The 350,000 b/d Liberty Pipeline proposal, which would have moved oil from the Rockies and Bakken Shale to the Cushing Hub in Oklahoma, has been canceled by sponsor Phillips 66 Partners LP.
The 24-inch diameter system from Guernsey, WY, was deferred last year as Covid-19 knocked out energy demand.
The cancellation was noted in preliminary first quarter results by the partnership, which said it planned to record an impairment of $180-210 million. Last October, the Houston partnership also canceled the Red Oak Pipeline, which had been deferred; it would have moved crude from Cushing to the Texas coast.
Parent Phillips 66 Co. in the first quarter update said the severe winter storms during February “had significant impacts on…operations in the Central and Gulf Coast regions. These winter storms resulted in lower utilization of assets, as well as higher utility, maintenance and repair costs primarily in the Midstream, Chemicals and Refining segments.”
Higher utility costs “were driven by significant increases in prices for natural gas and electricity in certain markets due to the increased demand and supply outages caused by the winter storms. These negative impacts were partially offset by the sale of electricity to help meet demand in the Texas market.”
In addition, it said the Refining and Marketing and Specialties segments “continue to be impacted by lower global demand for refined petroleum products due to the Covid-19 pandemic.”
In the updated guidance for the quarter, Phillips 66 predicted net losses would be around $865 million, versus its previous forecast of a loss of $680 million.

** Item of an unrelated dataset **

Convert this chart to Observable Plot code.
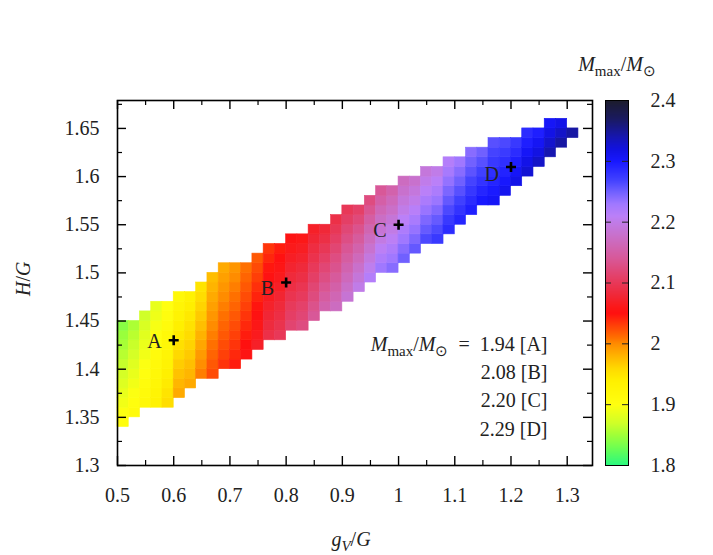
<!DOCTYPE html>
<html><head><meta charset="utf-8">
<script src="https://cdn.jsdelivr.net/npm/d3@7"></script>
<script src="https://cdn.jsdelivr.net/npm/@observablehq/plot@0.6"></script>
<style>
body{margin:0;background:#fff;}
#wrap{position:relative;width:713px;height:555px;}
#wrap svg{position:absolute;left:0;top:0;}
</style></head><body><div id="wrap"></div>
<script>
// ---- data ----
// grid columns (left edge of each column, width 0.02) and the bottom edge of the band (rows of 0.01)
const colX0 = [0.50,0.52,0.54,0.56,0.58,0.60,0.62,0.64,0.66,0.68,0.70,0.72,0.74,0.76,0.78,0.80,0.82,0.84,0.86,0.88,0.90,0.92,0.94,0.96,0.98,1.00,1.02,1.04,1.06,1.08,1.10,1.12,1.14,1.16,1.18,1.20,1.22,1.24,1.26,1.28,1.30];
const colBottom = [1.34,1.35,1.36,1.36,1.36,1.37,1.38,1.39,1.39,1.40,1.40,1.41,1.42,1.43,1.43,1.44,1.44,1.45,1.46,1.46,1.47,1.48,1.49,1.50,1.50,1.51,1.52,1.53,1.53,1.54,1.55,1.56,1.57,1.57,1.58,1.59,1.60,1.61,1.62,1.63,1.64];
// M_max/M_sun in each cell of a column, from bottom to top
const colValues = [
 [1.905,1.899,1.892,1.886,1.879,1.873,1.866,1.860,1.853,1.847,1.840],
 [1.910,1.904,1.898,1.892,1.886,1.880,1.873,1.867,1.861,1.855],
 [1.920,1.914,1.909,1.903,1.898,1.892,1.887,1.881,1.876,1.870],
 [1.935,1.930,1.925,1.920,1.915,1.910,1.905,1.900,1.895,1.890,1.885],
 [1.955,1.950,1.944,1.939,1.933,1.928,1.922,1.917,1.911,1.906,1.900],
 [1.985,1.979,1.972,1.966,1.959,1.953,1.946,1.940,1.933,1.927,1.920],
 [1.985,1.979,1.974,1.968,1.963,1.957,1.952,1.946,1.941,1.935],
 [2.005,1.999,1.993,1.987,1.981,1.974,1.968,1.962,1.956,1.950],
 [2.025,2.020,2.015,2.010,2.005,2.000,1.995,1.990,1.985,1.980,1.975],
 [2.035,2.030,2.025,2.020,2.015,2.010,2.005,2.000,1.995,1.990,1.985],
 [2.045,2.040,2.035,2.030,2.025,2.020,2.015,2.010,2.005,2.000,1.995],
 [2.055,2.050,2.045,2.040,2.035,2.030,2.025,2.020,2.015,2.010],
 [2.070,2.064,2.059,2.053,2.048,2.042,2.037,2.031,2.026,2.020],
 [2.090,2.084,2.078,2.072,2.066,2.059,2.053,2.047,2.041,2.035],
 [2.100,2.094,2.088,2.082,2.076,2.069,2.063,2.057,2.051,2.045],
 [2.115,2.108,2.102,2.095,2.088,2.082,2.075,2.068,2.062,2.055],
 [2.125,2.118,2.111,2.103,2.096,2.089,2.082,2.074,2.067,2.060],
 [2.140,2.132,2.124,2.117,2.109,2.101,2.093,2.086,2.078,2.070],
 [2.155,2.146,2.136,2.127,2.118,2.108,2.099,2.089,2.080],
 [2.170,2.161,2.152,2.143,2.134,2.126,2.117,2.108,2.099,2.090],
 [2.185,2.176,2.166,2.157,2.147,2.138,2.128,2.119,2.109,2.100],
 [2.200,2.189,2.178,2.166,2.155,2.144,2.133,2.121,2.110],
 [2.215,2.204,2.193,2.181,2.170,2.159,2.148,2.136,2.125],
 [2.230,2.219,2.208,2.196,2.185,2.174,2.163,2.151,2.140],
 [2.240,2.229,2.219,2.208,2.198,2.187,2.176,2.166,2.155],
 [2.250,2.240,2.230,2.220,2.210,2.200,2.190,2.180,2.170],
 [2.255,2.244,2.234,2.223,2.212,2.201,2.191,2.180],
 [2.265,2.254,2.244,2.233,2.222,2.211,2.201,2.190],
 [2.275,2.264,2.254,2.243,2.232,2.221,2.211,2.200],
 [2.285,2.275,2.265,2.255,2.245,2.235,2.225,2.215],
 [2.290,2.280,2.270,2.260,2.250,2.240,2.230],
 [2.295,2.286,2.277,2.268,2.258,2.249,2.240],
 [2.300,2.290,2.280,2.270,2.260,2.250],
 [2.305,2.298,2.290,2.283,2.275,2.268,2.260],
 [2.310,2.301,2.292,2.283,2.274,2.265],
 [2.315,2.305,2.295,2.285,2.275],
 [2.325,2.315,2.305,2.295,2.285],
 [2.330,2.318,2.307,2.295],
 [2.340,2.328,2.317,2.305],
 [2.345,2.330,2.315],
 [2.345]
];
const gridDX = 0.02, gridDY = 0.01;

// marked models
const pointName = ["A","B","C","D"];
const pointX = [0.6, 0.8, 1.0, 1.2];
const pointY = [1.43, 1.49, 1.55, 1.61];
const pointMass = ["1.94","2.08","2.20","2.29"];

// ticks
const xTicks = [0.5,0.6,0.7,0.8,0.9,1.0,1.1,1.2,1.3];
const xMinor = [0.55,0.65,0.75,0.85,0.95,1.05,1.15,1.25];
const yTicks = [1.3,1.35,1.4,1.45,1.5,1.55,1.6,1.65];
const yMinor = [1.325,1.375,1.425,1.475,1.525,1.575,1.625,1.675];
const cbTicks = [1.8,1.9,2.0,2.1,2.2,2.3,2.4];
const fmt = d => String(+d.toFixed(3));

// colour map (value stops and colours)
const colorStops = [1.80,1.83,1.85,1.87,1.90,1.94,1.96,1.98,2.00,2.01,2.03,2.05,2.06,2.08,2.11,2.14,2.17,2.20,2.21,2.23,2.25,2.27,2.30,2.32,2.34,2.37,2.40];
const colorRange = ["#28f880","#70ff50","#a0ff38","#d0ff28","#ffff10","#fff000","#ffd800","#ffb400","#ff8c00","#ff7000","#ff4008","#ff1010","#fc1818","#f02838","#e44068","#d85898","#cc6cc0","#c07ce8","#bb80f8","#a078ff","#7060ff","#4040ff","#1818ff","#1212e0","#1616b0","#1a1a60","#1c1c2c"];

// ---- rich text labels ----
const massSegs = [["M","i"],["max","s"],["/",""],["M","i"],["⊙","s"]];
const xLabelSegs = [["g","i"],["V","si"],["/",""],["G","i"]];
const yLabelSegs = [["H","i"],["/",""],["G","i"]];
const annotSegs = [...massSegs, ["\u2002=\u2002" + pointMass[0] + " [" + pointName[0] + "]",""]];
const segKey = segs => segs.map(s => s[0]).join("");
const rich = new Map([[segKey(massSegs), massSegs],[segKey(xLabelSegs), xLabelSegs],[segKey(yLabelSegs), yLabelSegs],[segKey(annotSegs), annotSegs]]);
function applyRich(svg){
  svg.querySelectorAll("text").forEach(t => {
    const segs = rich.get(t.textContent);
    if (!segs) return;
    while (t.firstChild) t.removeChild(t.firstChild);
    let shift = 0;
    for (const [s, st] of segs){
      const ts = document.createElementNS("http://www.w3.org/2000/svg","tspan");
      ts.textContent = s;
      const sub = st.includes("s");
      const want = sub ? 5 : 0;
      if (want !== shift){ ts.setAttribute("dy", want - shift); shift = want; }
      if (sub) ts.setAttribute("font-size", "15");
      if (st.includes("i")) ts.setAttribute("font-style", "italic");
      t.appendChild(ts);
    }
  });
}

// ---- build ----
const cells = [];
colValues.forEach((vals, i) => vals.forEach((m, j) => {
  const y1 = colBottom[i] + j * gridDY;
  cells.push({x1: colX0[i], x2: colX0[i] + gridDX, y1, y2: y1 + gridDY, m});
}));
const points = pointName.map((n, i) => ({n, x: pointX[i], y: pointY[i]}));

const W = 713, H = 555, mL = 117, mR = 121, mT = 100, mB = 90;
const fW = W - mL - mR, fH = H - mT - mB;
const color = {type: "linear", domain: colorStops, range: colorRange, interpolate: "rgb"};
const font = {fontFamily: "'Liberation Serif', serif", fontSize: "20px", background: "transparent", overflow: "visible", color: "#000"};

const plusSymbol = {draw(ctx, size){ const r = Math.sqrt(size / Math.PI); ctx.moveTo(-r, 0); ctx.lineTo(r, 0); ctx.moveTo(0, -r); ctx.lineTo(0, r); }};
const labelDy = [1, 6, 6, 8];

const main = Plot.plot({
  width: W, height: H, marginLeft: mL, marginRight: mR, marginTop: mT, marginBottom: mB,
  style: font,
  x: {domain: [0.5, 1.345]},
  y: {domain: [1.3, 1.679]},
  color,
  marks: [
    Plot.rect(cells, {x1: "x1", x2: "x2", y1: "y1", y2: "y2", fill: "m", stroke: "m", strokeWidth: 0.6}),
    Plot.ruleX(xTicks, {insetTop: fH - 9, stroke: "#000", strokeWidth: 1.4}),
    Plot.ruleX(xTicks, {insetBottom: fH - 9, stroke: "#000", strokeWidth: 1.4}),
    Plot.ruleX(xMinor, {insetTop: fH - 5, stroke: "#000", strokeWidth: 1.2}),
    Plot.ruleX(xMinor, {insetBottom: fH - 5, stroke: "#000", strokeWidth: 1.2}),
    Plot.ruleY(yTicks, {insetRight: fW - 9, stroke: "#000", strokeWidth: 1.4}),
    Plot.ruleY(yTicks, {insetLeft: fW - 9, stroke: "#000", strokeWidth: 1.4}),
    Plot.ruleY(yMinor, {insetRight: fW - 5, stroke: "#000", strokeWidth: 1.2}),
    Plot.ruleY(yMinor, {insetLeft: fW - 5, stroke: "#000", strokeWidth: 1.2}),
    Plot.frame({stroke: "#000", strokeWidth: 1.6}),
    Plot.axisX(xTicks, {tickSize: 0, tickPadding: 22, label: null, fill: "#222", tickFormat: fmt}),
    Plot.axisY(yTicks, {tickSize: 0, tickPadding: 18, label: null, fill: "#222", tickFormat: fmt}),
    Plot.dot(points, {x: "x", y: "y", symbol: plusSymbol, r: 5, stroke: "#000", fill: "none", strokeWidth: 2.6}),
    ...points.map((p, i) => Plot.text([p], {x: "x", y: "y", text: "n", textAnchor: "end", dx: -12, dy: labelDy[i], fill: "#222"})),
    Plot.text([segKey(annotSegs)], {frameAnchor: "bottom-right", textAnchor: "end", dx: -45, dy: -115, fill: "#222"}),
    ...pointName.slice(1).map((n, i) => Plot.text([pointMass[i + 1] + " [" + n + "]"], {frameAnchor: "bottom-right", textAnchor: "end", dx: -45, dy: -87 + 28.5 * i, fill: "#222"})),
    Plot.text([segKey(xLabelSegs)], {frameAnchor: "bottom", dy: 80, dx: -4, fill: "#222"}),
    Plot.text([segKey(yLabelSegs)], {frameAnchor: "left", dx: -94, dy: 13, rotate: -90, fill: "#222"})
  ]
});

const cbL = 605, cbR = 628;
const cbar = Plot.plot({
  width: W, height: H, marginLeft: cbL, marginRight: W - cbR, marginTop: mT, marginBottom: mB,
  style: font,
  x: {domain: [0, 1], axis: null},
  y: {domain: [1.8, 2.4]},
  color,
  marks: [
    Plot.raster({fill: (x, y) => y, x1: 0, x2: 1, y1: 1.8, y2: 2.4, width: 2, height: fH}),
    Plot.ruleY(cbTicks.slice(1, -1), {insetRight: 17, stroke: "#222", strokeWidth: 1}),
    Plot.ruleY(cbTicks.slice(1, -1), {insetLeft: 17, stroke: "#222", strokeWidth: 1}),
    Plot.frame({stroke: "#000", strokeWidth: 1}),
    Plot.axisY(cbTicks, {anchor: "right", tickSize: 0, tickPadding: 22, label: null, fill: "#222", tickFormat: fmt}),
    Plot.text([segKey(massSegs)], {frameAnchor: "top", dy: -44, dx: 0, fill: "#222"})
  ]
});

const wrap = document.getElementById("wrap");
wrap.appendChild(main);
wrap.appendChild(cbar);
applyRich(main);
applyRich(cbar);
</script>
</body></html>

Global olefins and polyolefins utilization for 1Q2021 was reduced at the midpoint to 70% from 90%. Refining crude utilization had been “market conditions” in the prior forecast; it also was changed to 70%.
The parent corporation has reduced capital expenditures for 2021 year/year to $1.7 billion from $3.1 billion. In the fourth quarter conference call, CEO Greg Garland said about $1.1 billion of sustaining capital is to be directed toward reliability, safety and environmental projects, with $600 million targeting “in-flight” projects, investments and renewable fuels.
Phillips 66 also is planning to resume construction in the second half of this year of the fourth fractionator at the Sweeny Hub in Old Ocean, TX. That would bring total fractionation capacity at the facility to 550,000 b/d.